Second, RULLCA’s default rules require making interim distributions on an equal, per capita basis for all members. This means that, if an LLC had two members, it would distribute $100 50/50 between the two, regardless of how much capital each contributed, unless the LLC had an agreement to the contrary. Again, this is a distinct difference from the previous act, where interim distributions were made in proportion to the amount of capital contributed by each member.
So are you stuck with these default rules of RULLCA? Well, it depends on one thing. Does your business have an operating agreement? New LLCs which have operating agreements will be able to operate under almost any set of rules the owners choose.

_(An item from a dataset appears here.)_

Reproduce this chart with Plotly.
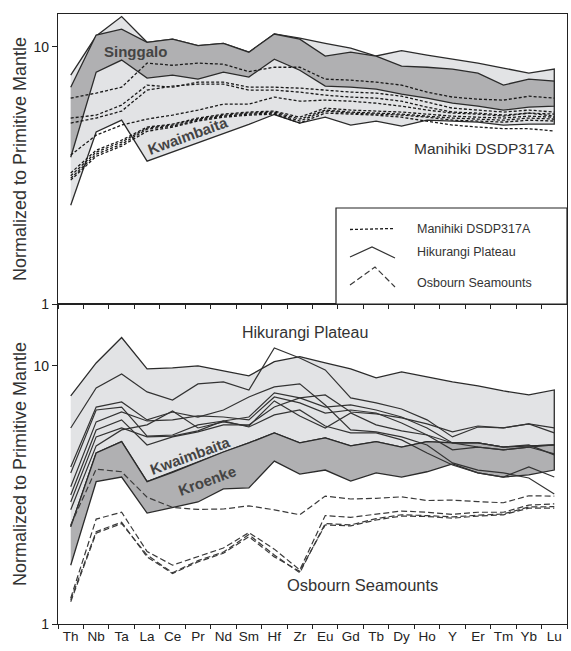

If you don’t have an operating agreement, however, it’s a different story. This is a typical scenario for many LLCs formed without legal assistance and guidance. Without an operating agreement, RULLCA essentially becomes your operating agreement and now governs the management structure and interim distributions of your entity.
The moral of the story is two-fold. One, keep these rules in mind when forming an LLC or working with an LLC, especially if they don’t have an operating agreement. Second, there are a lot of DIY tools when you’re forming an entity. It’s important to have a trusted business advisor alongside you on this journey to help ensure you have the proper protections and safeguards in place.